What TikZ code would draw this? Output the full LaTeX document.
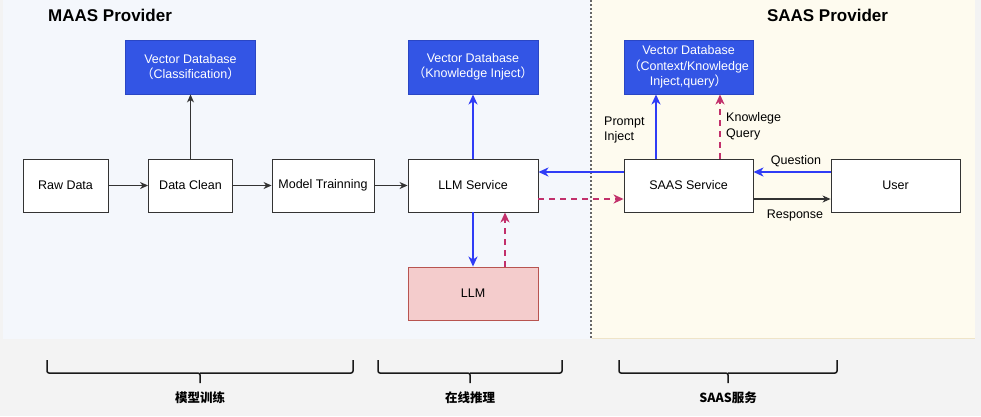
\documentclass[tikz,border=0pt]{standalone}
\usepackage{fontspec}
\setmainfont{Liberation Sans}
\newfontfamily\cjk{Noto Sans CJK SC}
\usetikzlibrary{arrows.meta}
\definecolor{bggray}{HTML}{F3F3F3}
\definecolor{maasbg}{HTML}{F4F7FC}
\definecolor{saasbg}{HTML}{FEFBEF}
\definecolor{saasedge}{HTML}{EFE4C8}
\definecolor{dbblue}{HTML}{3355E5}
\definecolor{dbedge}{HTML}{2A46C4}
\definecolor{flowblue}{HTML}{2F3CF6}
\definecolor{crimson}{HTML}{C2306B}
\definecolor{llmfill}{HTML}{F4CCCC}
\definecolor{llmedge}{HTML}{B85450}
\newcommand{\fp}[1]{{\cjk #1}}
\begin{document}
\begin{tikzpicture}[x=1pt,y=-1pt,
  txt/.style={font=\fontsize{12.5}{15.5}\selectfont},
  box/.style={txt, draw=black!80, fill=white, line width=0.9pt, minimum height=53pt, inner sep=0pt, align=center},
  dbbox/.style={box, draw=dbedge, fill=dbblue, text=white, minimum height=54pt},
  llmbox/.style={box, draw=llmedge, fill=llmfill},
  blk/.style={draw=black!80, line width=1.1pt, -{Stealth[length=8pt,width=7pt,inset=2.5pt]}},
  blu/.style={draw=flowblue, line width=2pt, -{Stealth[length=10pt,width=9pt,inset=3pt]}},
  crm/.style={draw=crimson, line width=2pt, dash pattern=on 6pt off 5pt, -{Stealth[length=10pt,width=9pt,inset=3pt]}},
  lbl/.style={txt, inner sep=0pt, align=left},
  title/.style={font=\fontsize{17}{20}\selectfont\bfseries, inner sep=0pt},
  bracelbl/.style={font=\cjk\fontsize{12.5}{15}\selectfont\bfseries, inner sep=0pt},
  bracepath/.style={draw=black!90, line width=1.5pt, rounded corners=2pt}
]
\useasboundingbox (0,0) rectangle (981,416);
\fill[bggray] (0,0) rectangle (981,416);
\fill[maasbg] (3,0) rectangle (591,339);
\fill[saasbg] (591,0) rectangle (975,338);
\draw[saasedge, line width=1pt] (592,338.5) -- (975,338.5);
\draw[black!60, line width=1.3pt, dash pattern=on 2pt off 2pt] (591,0) -- (591,339);

\node[title, anchor=west] (maastitle) at (48,15) {MAAS Provider};
\node[title] (saastitle) at (827.5,15) {SAAS Provider};

\node[box, minimum width=85pt] (raw) at (65.5,185.5) {Raw Data};
\node[box, minimum width=84pt] (clean) at (190.5,185.5) {Data Clean};
\node[box, minimum width=102pt] (train) at (323,185.5) {Model Trainning};
\node[box, minimum width=130pt] (llms) at (473,185.5) {LLM Service};
\node[llmbox, minimum width=130pt] (llm) at (473,293.5) {LLM};
\node[dbbox, minimum width=130pt] (vdb1) at (190.5,67) {Vector Database\\\fp{（}Classification\fp{）}};
\node[dbbox, minimum width=130pt] (vdb2) at (473,67) {Vector Database\\\fp{（}Knowledge Inject\fp{）}};
\node[dbbox, minimum width=129pt] (vdb3) at (688.5,67) {\raisebox{0pt}[\height][\depth]{}Vector Database\\\fp{（}Context/Knowledge\\Inject,query\fp{）}};
\node[box, minimum width=129pt] (saas) at (688.5,185.5) {SAAS Service};
\node[box, minimum width=129pt] (user) at (895.5,185.5) {User};

\draw[blk] (raw) -- (clean);
\draw[blk] (clean) -- (train);
\draw[blk] (train) -- (llms);
\draw[blk] (clean) -- (vdb1);
\draw[blu] (llms) -- (vdb2);
\draw[blu] (llms) -- (llm);
\draw[crm] ([xshift=32pt]llm.north) -- ([xshift=32pt]llms.south);
\draw[blu] ([yshift=13.5pt]saas.west) -- ([yshift=13.5pt]llms.east);
\draw[crm] ([yshift=-13.5pt]llms.east) -- ([yshift=-13.5pt]saas.west);
\draw[blu] ([xshift=-32.5pt]saas.north) -- ([xshift=-32.5pt]vdb3.south);
\draw[crm] ([xshift=31.5pt]saas.north) -- ([xshift=31.5pt]vdb3.south);
\draw[blu] ([yshift=13.5pt]user.west) -- ([yshift=13.5pt]saas.east);
\draw[blk] ([yshift=-13.5pt]saas.east) -- ([yshift=-13.5pt]user.west);

\node[lbl, anchor=west] (lprompt) at (604,130) {Prompt\\Inject};
\node[lbl, anchor=west] (lknow) at (726,126.5) {Knowlege\\Query};
\node[txt, inner sep=0pt] (lquest) at (796,161.5) {Question};
\node[txt, inner sep=0pt] (lresp) at (795,215.5) {Response};

\draw[bracepath] (47,360) |- (200,373) -- (200,383);
\draw[bracepath] (200,373) -| (353,360);
\draw[bracepath] (378,360) |- (470,373) -- (470,383);
\draw[bracepath] (470,373) -| (562,360);
\draw[bracepath] (619,360) |- (728,373) -- (728,383);
\draw[bracepath] (728,373) -| (837,360);

\node[bracelbl] (b1) at (200,398) {模型训练};
\node[bracelbl] (b2) at (470,398) {在线推理};
\node[bracelbl] (b3) at (728,398) {SAAS服务};
\end{tikzpicture}
\end{document}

-*-

**PROBLEM TO WORK ON**
Word for word, quote the full listing, omitting every picture.

**THE COMPLETED TASK**
What TikZ code would draw this? Output the full LaTeX document.
\documentclass[tikz,border=0pt]{standalone}
\usepackage{fontspec}
\setmainfont{Liberation Sans}
\newfontfamily\cjk{Noto Sans CJK SC}
\usetikzlibrary{arrows.meta}
\definecolor{bggray}{HTML}{F3F3F3}
\definecolor{maasbg}{HTML}{F4F7FC}
\definecolor{saasbg}{HTML}{FEFBEF}
\definecolor{saasedge}{HTML}{EFE4C8}
\definecolor{dbblue}{HTML}{3355E5}
\definecolor{dbedge}{HTML}{2A46C4}
\definecolor{flowblue}{HTML}{2F3CF6}
\definecolor{crimson}{HTML}{C2306B}
\definecolor{llmfill}{HTML}{F4CCCC}
\definecolor{llmedge}{HTML}{B85450}
\newcommand{\fp}[1]{{\cjk #1}}
\begin{document}
\begin{tikzpicture}[x=1pt,y=-1pt,
  txt/.style={font=\fontsize{12.5}{15.5}\selectfont},
  box/.style={txt, draw=black!80, fill=white, line width=0.9pt, minimum height=53pt, inner sep=0pt, align=center},
  dbbox/.style={box, draw=dbedge, fill=dbblue, text=white, minimum height=54pt},
  llmbox/.style={box, draw=llmedge, fill=llmfill},
  blk/.style={draw=black!80, line width=1.1pt, -{Stealth[length=8pt,width=7pt,inset=2.5pt]}},
  blu/.style={draw=flowblue, line width=2pt, -{Stealth[length=10pt,width=9pt,inset=3pt]}},
  crm/.style={draw=crimson, line width=2pt, dash pattern=on 6pt off 5pt, -{Stealth[length=10pt,width=9pt,inset=3pt]}},
  lbl/.style={txt, inner sep=0pt, align=left},
  title/.style={font=\fontsize{17}{20}\selectfont\bfseries, inner sep=0pt},
  bracelbl/.style={font=\cjk\fontsize{12.5}{15}\selectfont\bfseries, inner sep=0pt},
  bracepath/.style={draw=black!90, line width=1.5pt, rounded corners=2pt}
]
\useasboundingbox (0,0) rectangle (981,416);
\fill[bggray] (0,0) rectangle (981,416);
\fill[maasbg] (3,0) rectangle (591,339);
\fill[saasbg] (591,0) rectangle (975,338);
\draw[saasedge, line width=1pt] (592,338.5) -- (975,338.5);
\draw[black!60, line width=1.3pt, dash pattern=on 2pt off 2pt] (591,0) -- (591,339);

\node[title, anchor=west] (maastitle) at (48,15) {MAAS Provider};
\node[title] (saastitle) at (827.5,15) {SAAS Provider};

\node[box, minimum width=85pt] (raw) at (65.5,185.5) {Raw Data};
\node[box, minimum width=84pt] (clean) at (190.5,185.5) {Data Clean};
\node[box, minimum width=102pt] (train) at (323,185.5) {Model Trainning};
\node[box, minimum width=130pt] (llms) at (473,185.5) {LLM Service};
\node[llmbox, minimum width=130pt] (llm) at (473,293.5) {LLM};
\node[dbbox, minimum width=130pt] (vdb1) at (190.5,67) {Vector Database\\\fp{（}Classification\fp{）}};
\node[dbbox, minimum width=130pt] (vdb2) at (473,67) {Vector Database\\\fp{（}Knowledge Inject\fp{）}};
\node[dbbox, minimum width=129pt] (vdb3) at (688.5,67) {\raisebox{0pt}[\height][\depth]{}Vector Database\\\fp{（}Context/Knowledge\\Inject,query\fp{）}};
\node[box, minimum width=129pt] (saas) at (688.5,185.5) {SAAS Service};
\node[box, minimum width=129pt] (user) at (895.5,185.5) {User};

\draw[blk] (raw) -- (clean);
\draw[blk] (clean) -- (train);
\draw[blk] (train) -- (llms);
\draw[blk] (clean) -- (vdb1);
\draw[blu] (llms) -- (vdb2);
\draw[blu] (llms) -- (llm);
\draw[crm] ([xshift=32pt]llm.north) -- ([xshift=32pt]llms.south);
\draw[blu] ([yshift=13.5pt]saas.west) -- ([yshift=13.5pt]llms.east);
\draw[crm] ([yshift=-13.5pt]llms.east) -- ([yshift=-13.5pt]saas.west);
\draw[blu] ([xshift=-32.5pt]saas.north) -- ([xshift=-32.5pt]vdb3.south);
\draw[crm] ([xshift=31.5pt]saas.north) -- ([xshift=31.5pt]vdb3.south);
\draw[blu] ([yshift=13.5pt]user.west) -- ([yshift=13.5pt]saas.east);
\draw[blk] ([yshift=-13.5pt]saas.east) -- ([yshift=-13.5pt]user.west);

\node[lbl, anchor=west] (lprompt) at (604,130) {Prompt\\Inject};
\node[lbl, anchor=west] (lknow) at (726,126.5) {Knowlege\\Query};
\node[txt, inner sep=0pt] (lquest) at (796,161.5) {Question};
\node[txt, inner sep=0pt] (lresp) at (795,215.5) {Response};

\draw[bracepath] (47,360) |- (200,373) -- (200,383);
\draw[bracepath] (200,373) -| (353,360);
\draw[bracepath] (378,360) |- (470,373) -- (470,383);
\draw[bracepath] (470,373) -| (562,360);
\draw[bracepath] (619,360) |- (728,373) -- (728,383);
\draw[bracepath] (728,373) -| (837,360);

\node[bracelbl] (b1) at (200,398) {模型训练};
\node[bracelbl] (b2) at (470,398) {在线推理};
\node[bracelbl] (b3) at (728,398) {SAAS服务};
\end{tikzpicture}
\end{document}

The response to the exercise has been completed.